Ridgetop Syncopators |
Any gig out of town beats any gig in Austin. This should be obvious. Not getting a crowd in town? That’s because this market is over saturated. I’d rather play a gig in Houston, Dallas, San Antonio, or hell even La Grange, than at any of the “hip” Austin venues as it creates actual traction and gets your project down the road. Additionally, if someone doesn’t want to tour, they are telling you essentially that they are not interested in music making as a career, which is fine for someone who just wants to kick around town playing music as way to blow off steam and have a little fun. Austin is filled to brim with these people in fact. However you’d do well to avoid them if you wish to prosper in music making. Truth is, there’s more than one bandleader I know who pays great money and is coming up on the industry radar simply by never playing in Austin, and concentrating only playing where people actually pay money for music.

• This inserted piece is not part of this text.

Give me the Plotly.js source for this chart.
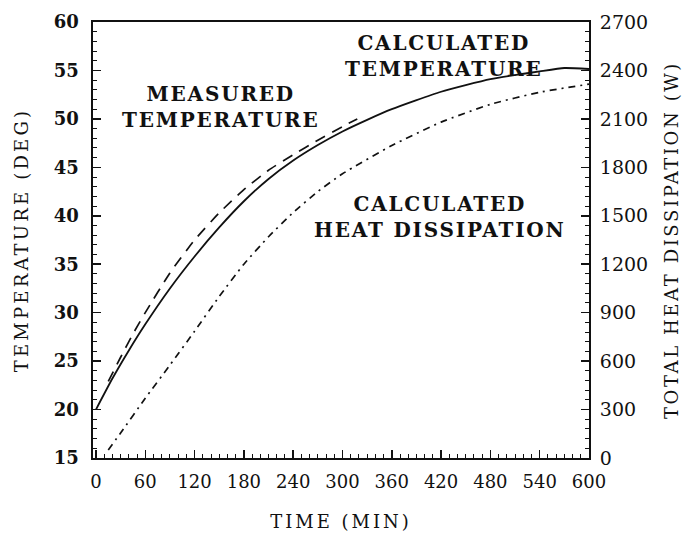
<!DOCTYPE html>
<html>
<head>
<meta charset="utf-8">
<script src="https://cdn.plot.ly/plotly-3.0.1.min.js"></script>
<style>
  html, body { margin: 0; padding: 0; background: #fff; }
  #chart { width: 693px; height: 534px; }
  .annotation-text { letter-spacing: 1.8px; }
  .xtitle { letter-spacing: 3px; }
  .ytitle { letter-spacing: 3.2px; }
  .y2title { letter-spacing: 2.6px; }
</style>
</head>
<body>
<div id="chart"></div>
<script>
// Calculated temperature (solid), deg
const calcTime = [0, 20, 40, 60, 90, 120, 150, 180, 210, 240, 270, 300, 330, 360, 420, 480, 540, 570, 600];
const calcTemp = [20, 23.2, 26.1, 28.8, 32.5, 35.8, 38.8, 41.5, 43.8, 45.7, 47.3, 48.7, 49.9, 51, 52.8, 54.1, 54.9, 55.25, 55.15];

// Measured temperature (dashed), deg
const measTime = [15, 30, 45, 60, 90, 120, 150, 180, 210, 240, 270, 300, 318];
const measTemp = [22.9, 25.4, 27.8, 30.0, 34.1, 37.5, 40.3, 42.7, 44.7, 46.3, 47.8, 49.2, 50.0];

// Calculated heat dissipation (dash-dot), W
const heatTime = [15, 30, 60, 90, 120, 150, 180, 210, 240, 270, 300, 360, 420, 480, 540, 600];
const heatW = [50, 155, 370, 575, 785, 1000, 1200, 1370, 1520, 1650, 1760, 1935, 2080, 2190, 2265, 2315];

const xTicks = [0, 60, 120, 180, 240, 300, 360, 420, 480, 540, 600];
const yTicks = [15, 20, 25, 30, 35, 40, 45, 50, 55, 60];
const y2Ticks = [0, 300, 600, 900, 1200, 1500, 1800, 2100, 2400, 2700];

const ink = '#111';
const serif = 'DejaVu Serif, Liberation Serif, serif';

const traces = [
  { x: calcTime, y: calcTemp, type: 'scatter', mode: 'lines', name: 'Calculated temperature',
    line: { color: ink, width: 1.8, shape: 'spline', smoothing: 0.5 }, yaxis: 'y' },
  { x: measTime, y: measTemp, type: 'scatter', mode: 'lines', name: 'Measured temperature',
    line: { color: ink, width: 1.7, dash: '11px,8px', shape: 'spline', smoothing: 0.5 }, yaxis: 'y' },
  { x: heatTime, y: heatW, type: 'scatter', mode: 'lines', name: 'Calculated heat dissipation',
    line: { color: ink, width: 1.7, dash: '7px,5px,2px,5px', shape: 'spline', smoothing: 0.5 }, yaxis: 'y2' }
];

const layout = {
  width: 693, height: 534,
  margin: { l: 93, r: 104, t: 22, b: 76 },
  paper_bgcolor: '#fff', plot_bgcolor: '#fff',
  showlegend: false,
  font: { family: serif, color: ink },
  xaxis: {
    range: [-3.6, 600], tickvals: xTicks, ticktext: xTicks.map(String),
    ticks: 'inside', ticklen: 8, tickwidth: 1.5, tickcolor: ink,
    minor: { dtick: 10, tick0: 0, ticks: 'inside', ticklen: 4, tickwidth: 1, tickcolor: ink, showgrid: false },
    showline: true, linecolor: ink, linewidth: 2, mirror: true,
    showgrid: false, zeroline: false,
    ticklabelstandoff: 6,
    tickfont: { family: serif, size: 18, color: ink },
    title: { text: 'TIME (MIN)', font: { family: serif, size: 18, color: ink }, standoff: 25 }
  },
  yaxis: {
    range: [15, 60], tickvals: yTicks, ticktext: yTicks.map(String),
    ticks: 'inside', ticklen: 8, tickwidth: 1.5, tickcolor: ink,
    minor: { dtick: 1, tick0: 15, ticks: 'inside', ticklen: 4, tickwidth: 1, tickcolor: ink, showgrid: false },
    showline: true, linecolor: ink, linewidth: 2.5,
    showgrid: false, zeroline: false,
    ticklabelstandoff: 8,
    tickfont: { family: serif, size: 18, color: ink, weight: 'bold' },
    title: { text: 'TEMPERATURE (DEG)', font: { family: serif, size: 18, color: ink }, standoff: 21 }
  },
  yaxis2: {
    range: [0, 2700], tickvals: y2Ticks, ticktext: y2Ticks.map(String),
    overlaying: 'y', side: 'right',
    ticks: 'inside', ticklen: 8, tickwidth: 1.5, tickcolor: ink,
    minor: { dtick: 60, tick0: 0, ticks: 'inside', ticklen: 4, tickwidth: 1, tickcolor: ink, showgrid: false },
    showline: true, linecolor: ink, linewidth: 2,
    showgrid: false, zeroline: false,
    ticklabelstandoff: 5,
    tickfont: { family: serif, size: 19, color: ink },
    title: { text: 'TOTAL HEAT DISSIPATION (W)', font: { family: serif, size: 18, color: ink }, standoff: 18 }
  },
  annotations: [
    { x: 152, y: 51.2, xref: 'x', yref: 'y', text: 'MEASURED<br>TEMPERATURE', showarrow: false,
      xanchor: 'center', yanchor: 'middle', align: 'center', font: { family: serif, size: 20, color: ink, weight: 'bold' } },
    { x: 423, y: 56.5, xref: 'x', yref: 'y', text: 'CALCULATED<br>TEMPERATURE', showarrow: false,
      xanchor: 'center', yanchor: 'middle', align: 'center', font: { family: serif, size: 20, color: ink, weight: 'bold' } },
    { x: 419, y: 39.9, xref: 'x', yref: 'y', text: 'CALCULATED<br>HEAT DISSIPATION', showarrow: false,
      xanchor: 'center', yanchor: 'middle', align: 'center', font: { family: serif, size: 20, color: ink, weight: 'bold' } }
  ]
};

Plotly.newPlot('chart', traces, layout, { staticPlot: true, displayModeBar: false });
</script>
</body>
</html>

All bets are off when it comes to friends. There’s a maxim among the jazz musicians I work with in NYC use when deciding if they’ll take a gig or not. They call it the Gig Triangle. (It was even written about in Bass Player magazine recently.) On any date offered you have three major factors: the quality of the music being made, the amount of money being paid and then what we call the “hang;” best described as the joy one has with being around one’s friends. The theory is that you got to have at least 2 factors in the positive to do any gig. Therefore, if the music is inspiring and the folks are great but the pay is light, that’s just fine. But no amount of money will get me onstage playing crappy tunes with people I have no respect for.
All bets are off when it comes to culture. Music is a vital aspect of many cultures, some I’ve even a member of. When a member of my community calls me up to ask if I can play a simcha, I’ll do everything I can to make the date. Not for free mind you, as your own people should be made to understand the real value of your service. But if you wish to count yourself as a member of your own community, you really should work to fulfill the role in which your music was meant to be played. This is also why you’ll see me singing Czech polkas at the Kolach Festival in Caldwell, or playing Polish dances at the Wiesczonski’s anniversary party in Tomball as well.
And when I tell you “Your band sucks.” I mean it with love. Seriously, I wouldn’t have told you anything if I didn’t admire you and think highly of you. I just don’t posses a gentle, or even diplomatic, nature try though I might.
Hopefully with my intentions displayed as transparently as I can, my actions will not be misunderstood or misconstrued in any way. That is my humble prayer.
As humans, we’ve all been designed as incredibly complex creatures capable of both the greatest goods as well as the foulest of evils and I’m as capable of both ends of that spectrum as any other. Hopefully with the kindness of my friends, my family and the charitable nature of my compatriots and co workers, we will all enter into a New Year filled with only happiness and prosperity, baruch Hashem.